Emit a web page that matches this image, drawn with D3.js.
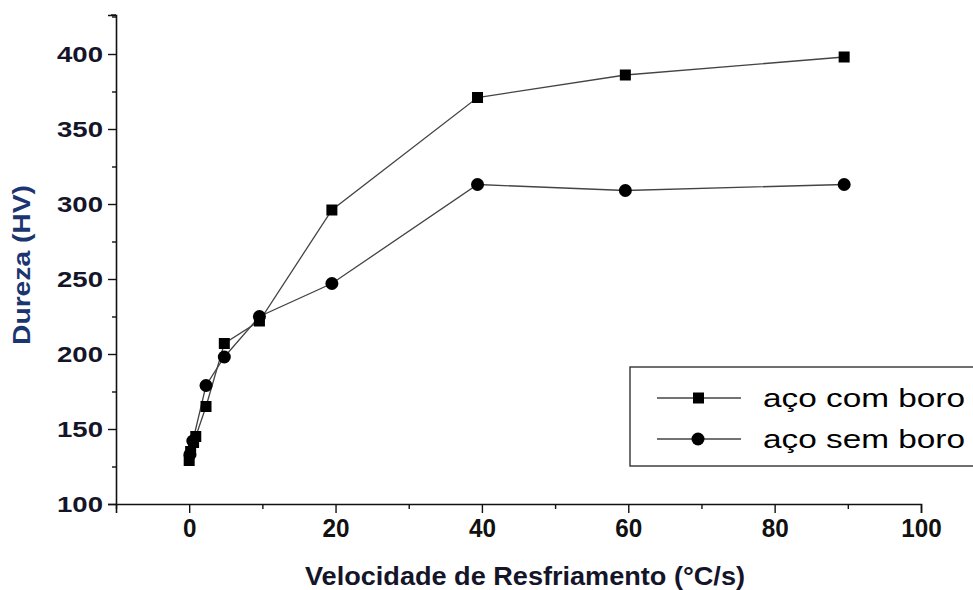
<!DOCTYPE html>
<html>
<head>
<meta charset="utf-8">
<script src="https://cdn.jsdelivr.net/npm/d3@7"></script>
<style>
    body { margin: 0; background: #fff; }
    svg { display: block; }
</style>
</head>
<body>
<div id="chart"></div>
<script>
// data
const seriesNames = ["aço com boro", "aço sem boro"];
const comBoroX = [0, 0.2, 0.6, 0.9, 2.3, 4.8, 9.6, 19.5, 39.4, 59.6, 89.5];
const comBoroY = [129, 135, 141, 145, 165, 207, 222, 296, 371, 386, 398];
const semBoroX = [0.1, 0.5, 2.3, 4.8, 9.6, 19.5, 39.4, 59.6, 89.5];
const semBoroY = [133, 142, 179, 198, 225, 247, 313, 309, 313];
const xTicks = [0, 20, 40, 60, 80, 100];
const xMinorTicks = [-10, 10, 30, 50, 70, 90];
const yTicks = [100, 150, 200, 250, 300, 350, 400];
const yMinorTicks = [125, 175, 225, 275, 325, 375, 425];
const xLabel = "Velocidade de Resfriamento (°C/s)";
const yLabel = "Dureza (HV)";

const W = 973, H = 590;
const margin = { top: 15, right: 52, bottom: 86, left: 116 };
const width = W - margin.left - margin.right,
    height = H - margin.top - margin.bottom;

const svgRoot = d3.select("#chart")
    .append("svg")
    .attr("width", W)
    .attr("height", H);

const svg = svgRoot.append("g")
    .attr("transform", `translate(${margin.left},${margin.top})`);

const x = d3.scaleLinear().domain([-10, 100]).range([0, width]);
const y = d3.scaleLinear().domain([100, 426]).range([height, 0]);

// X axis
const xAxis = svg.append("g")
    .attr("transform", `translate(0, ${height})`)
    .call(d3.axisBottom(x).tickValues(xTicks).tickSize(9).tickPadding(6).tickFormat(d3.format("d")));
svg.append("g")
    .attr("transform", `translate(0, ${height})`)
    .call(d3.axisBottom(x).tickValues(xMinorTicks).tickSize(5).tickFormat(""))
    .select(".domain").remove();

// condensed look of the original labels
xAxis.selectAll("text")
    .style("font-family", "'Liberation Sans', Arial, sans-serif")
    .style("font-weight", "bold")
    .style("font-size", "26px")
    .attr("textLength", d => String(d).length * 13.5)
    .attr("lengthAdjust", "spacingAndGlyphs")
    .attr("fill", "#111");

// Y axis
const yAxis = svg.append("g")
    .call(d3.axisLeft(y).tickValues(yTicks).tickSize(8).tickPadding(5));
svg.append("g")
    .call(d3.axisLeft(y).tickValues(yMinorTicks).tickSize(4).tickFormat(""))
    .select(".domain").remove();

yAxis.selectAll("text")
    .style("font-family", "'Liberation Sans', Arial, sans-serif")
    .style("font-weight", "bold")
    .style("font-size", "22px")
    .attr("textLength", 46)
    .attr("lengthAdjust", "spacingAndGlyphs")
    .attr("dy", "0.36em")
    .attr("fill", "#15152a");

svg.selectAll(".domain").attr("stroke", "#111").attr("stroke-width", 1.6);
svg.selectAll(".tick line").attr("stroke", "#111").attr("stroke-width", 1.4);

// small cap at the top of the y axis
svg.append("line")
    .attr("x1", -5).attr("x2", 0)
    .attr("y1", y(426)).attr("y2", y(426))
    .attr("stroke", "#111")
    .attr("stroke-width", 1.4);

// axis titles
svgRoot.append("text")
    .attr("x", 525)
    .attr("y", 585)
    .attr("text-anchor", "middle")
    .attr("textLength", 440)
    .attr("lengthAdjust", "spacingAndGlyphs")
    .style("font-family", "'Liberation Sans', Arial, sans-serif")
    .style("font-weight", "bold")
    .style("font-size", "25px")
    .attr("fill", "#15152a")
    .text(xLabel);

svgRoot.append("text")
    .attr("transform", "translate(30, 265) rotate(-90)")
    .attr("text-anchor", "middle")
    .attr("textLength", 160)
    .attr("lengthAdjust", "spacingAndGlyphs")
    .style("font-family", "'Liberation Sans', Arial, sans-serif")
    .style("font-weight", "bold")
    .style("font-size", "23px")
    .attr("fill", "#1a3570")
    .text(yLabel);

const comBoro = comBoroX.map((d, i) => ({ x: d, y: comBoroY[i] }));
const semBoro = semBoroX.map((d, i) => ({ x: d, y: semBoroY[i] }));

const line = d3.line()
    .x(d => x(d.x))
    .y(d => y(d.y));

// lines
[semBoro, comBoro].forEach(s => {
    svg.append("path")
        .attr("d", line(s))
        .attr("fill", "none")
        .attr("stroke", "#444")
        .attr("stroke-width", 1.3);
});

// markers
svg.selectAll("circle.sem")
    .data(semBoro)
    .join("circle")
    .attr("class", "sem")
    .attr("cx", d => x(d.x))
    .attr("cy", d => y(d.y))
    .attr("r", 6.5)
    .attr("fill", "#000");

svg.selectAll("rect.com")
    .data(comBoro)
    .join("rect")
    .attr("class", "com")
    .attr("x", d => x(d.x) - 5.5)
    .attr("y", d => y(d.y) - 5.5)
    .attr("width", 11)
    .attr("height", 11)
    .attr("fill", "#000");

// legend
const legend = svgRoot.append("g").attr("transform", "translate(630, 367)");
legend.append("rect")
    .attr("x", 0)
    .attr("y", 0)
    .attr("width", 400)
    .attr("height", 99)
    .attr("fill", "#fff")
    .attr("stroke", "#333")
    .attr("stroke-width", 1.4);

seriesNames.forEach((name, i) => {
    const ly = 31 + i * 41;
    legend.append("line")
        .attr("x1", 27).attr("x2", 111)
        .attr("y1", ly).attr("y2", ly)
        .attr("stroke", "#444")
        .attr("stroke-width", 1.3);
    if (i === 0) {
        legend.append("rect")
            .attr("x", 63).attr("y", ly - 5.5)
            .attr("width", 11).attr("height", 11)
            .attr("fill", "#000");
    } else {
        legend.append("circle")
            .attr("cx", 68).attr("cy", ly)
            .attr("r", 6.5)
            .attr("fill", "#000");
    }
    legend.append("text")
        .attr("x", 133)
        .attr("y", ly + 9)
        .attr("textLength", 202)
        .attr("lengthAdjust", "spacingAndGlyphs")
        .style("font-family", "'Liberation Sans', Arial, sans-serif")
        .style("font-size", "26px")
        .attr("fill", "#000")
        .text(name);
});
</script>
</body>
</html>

**THE REQUEST**
Transcribe the whole listing exactly. Pictures are excluded.

**TASK RESPONSE**
Emit a web page that matches this image, drawn with D3.js.
<!DOCTYPE html>
<html>
<head>
<meta charset="utf-8">
<script src="https://cdn.jsdelivr.net/npm/d3@7"></script>
<style>
    body { margin: 0; background: #fff; }
    svg { display: block; }
</style>
</head>
<body>
<div id="chart"></div>
<script>
// data
const seriesNames = ["aço com boro", "aço sem boro"];
const comBoroX = [0, 0.2, 0.6, 0.9, 2.3, 4.8, 9.6, 19.5, 39.4, 59.6, 89.5];
const comBoroY = [129, 135, 141, 145, 165, 207, 222, 296, 371, 386, 398];
const semBoroX = [0.1, 0.5, 2.3, 4.8, 9.6, 19.5, 39.4, 59.6, 89.5];
const semBoroY = [133, 142, 179, 198, 225, 247, 313, 309, 313];
const xTicks = [0, 20, 40, 60, 80, 100];
const xMinorTicks = [-10, 10, 30, 50, 70, 90];
const yTicks = [100, 150, 200, 250, 300, 350, 400];
const yMinorTicks = [125, 175, 225, 275, 325, 375, 425];
const xLabel = "Velocidade de Resfriamento (°C/s)";
const yLabel = "Dureza (HV)";

const W = 973, H = 590;
const margin = { top: 15, right: 52, bottom: 86, left: 116 };
const width = W - margin.left - margin.right,
    height = H - margin.top - margin.bottom;

const svgRoot = d3.select("#chart")
    .append("svg")
    .attr("width", W)
    .attr("height", H);

const svg = svgRoot.append("g")
    .attr("transform", `translate(${margin.left},${margin.top})`);

const x = d3.scaleLinear().domain([-10, 100]).range([0, width]);
const y = d3.scaleLinear().domain([100, 426]).range([height, 0]);

// X axis
const xAxis = svg.append("g")
    .attr("transform", `translate(0, ${height})`)
    .call(d3.axisBottom(x).tickValues(xTicks).tickSize(9).tickPadding(6).tickFormat(d3.format("d")));
svg.append("g")
    .attr("transform", `translate(0, ${height})`)
    .call(d3.axisBottom(x).tickValues(xMinorTicks).tickSize(5).tickFormat(""))
    .select(".domain").remove();

// condensed look of the original labels
xAxis.selectAll("text")
    .style("font-family", "'Liberation Sans', Arial, sans-serif")
    .style("font-weight", "bold")
    .style("font-size", "26px")
    .attr("textLength", d => String(d).length * 13.5)
    .attr("lengthAdjust", "spacingAndGlyphs")
    .attr("fill", "#111");

// Y axis
const yAxis = svg.append("g")
    .call(d3.axisLeft(y).tickValues(yTicks).tickSize(8).tickPadding(5));
svg.append("g")
    .call(d3.axisLeft(y).tickValues(yMinorTicks).tickSize(4).tickFormat(""))
    .select(".domain").remove();

yAxis.selectAll("text")
    .style("font-family", "'Liberation Sans', Arial, sans-serif")
    .style("font-weight", "bold")
    .style("font-size", "22px")
    .attr("textLength", 46)
    .attr("lengthAdjust", "spacingAndGlyphs")
    .attr("dy", "0.36em")
    .attr("fill", "#15152a");

svg.selectAll(".domain").attr("stroke", "#111").attr("stroke-width", 1.6);
svg.selectAll(".tick line").attr("stroke", "#111").attr("stroke-width", 1.4);

// small cap at the top of the y axis
svg.append("line")
    .attr("x1", -5).attr("x2", 0)
    .attr("y1", y(426)).attr("y2", y(426))
    .attr("stroke", "#111")
    .attr("stroke-width", 1.4);

// axis titles
svgRoot.append("text")
    .attr("x", 525)
    .attr("y", 585)
    .attr("text-anchor", "middle")
    .attr("textLength", 440)
    .attr("lengthAdjust", "spacingAndGlyphs")
    .style("font-family", "'Liberation Sans', Arial, sans-serif")
    .style("font-weight", "bold")
    .style("font-size", "25px")
    .attr("fill", "#15152a")
    .text(xLabel);

svgRoot.append("text")
    .attr("transform", "translate(30, 265) rotate(-90)")
    .attr("text-anchor", "middle")
    .attr("textLength", 160)
    .attr("lengthAdjust", "spacingAndGlyphs")
    .style("font-family", "'Liberation Sans', Arial, sans-serif")
    .style("font-weight", "bold")
    .style("font-size", "23px")
    .attr("fill", "#1a3570")
    .text(yLabel);

const comBoro = comBoroX.map((d, i) => ({ x: d, y: comBoroY[i] }));
const semBoro = semBoroX.map((d, i) => ({ x: d, y: semBoroY[i] }));

const line = d3.line()
    .x(d => x(d.x))
    .y(d => y(d.y));

// lines
[semBoro, comBoro].forEach(s => {
    svg.append("path")
        .attr("d", line(s))
        .attr("fill", "none")
        .attr("stroke", "#444")
        .attr("stroke-width", 1.3);
});

// markers
svg.selectAll("circle.sem")
    .data(semBoro)
    .join("circle")
    .attr("class", "sem")
    .attr("cx", d => x(d.x))
    .attr("cy", d => y(d.y))
    .attr("r", 6.5)
    .attr("fill", "#000");

svg.selectAll("rect.com")
    .data(comBoro)
    .join("rect")
    .attr("class", "com")
    .attr("x", d => x(d.x) - 5.5)
    .attr("y", d => y(d.y) - 5.5)
    .attr("width", 11)
    .attr("height", 11)
    .attr("fill", "#000");

// legend
const legend = svgRoot.append("g").attr("transform", "translate(630, 367)");
legend.append("rect")
    .attr("x", 0)
    .attr("y", 0)
    .attr("width", 400)
    .attr("height", 99)
    .attr("fill", "#fff")
    .attr("stroke", "#333")
    .attr("stroke-width", 1.4);

seriesNames.forEach((name, i) => {
    const ly = 31 + i * 41;
    legend.append("line")
        .attr("x1", 27).attr("x2", 111)
        .attr("y1", ly).attr("y2", ly)
        .attr("stroke", "#444")
        .attr("stroke-width", 1.3);
    if (i === 0) {
        legend.append("rect")
            .attr("x", 63).attr("y", ly - 5.5)
            .attr("width", 11).attr("height", 11)
            .attr("fill", "#000");
    } else {
        legend.append("circle")
            .attr("cx", 68).attr("cy", ly)
            .attr("r", 6.5)
            .attr("fill", "#000");
    }
    legend.append("text")
        .attr("x", 133)
        .attr("y", ly + 9)
        .attr("textLength", 202)
        .attr("lengthAdjust", "spacingAndGlyphs")
        .style("font-family", "'Liberation Sans', Arial, sans-serif")
        .style("font-size", "26px")
        .attr("fill", "#000")
        .text(name);
});
</script>
</body>
</html>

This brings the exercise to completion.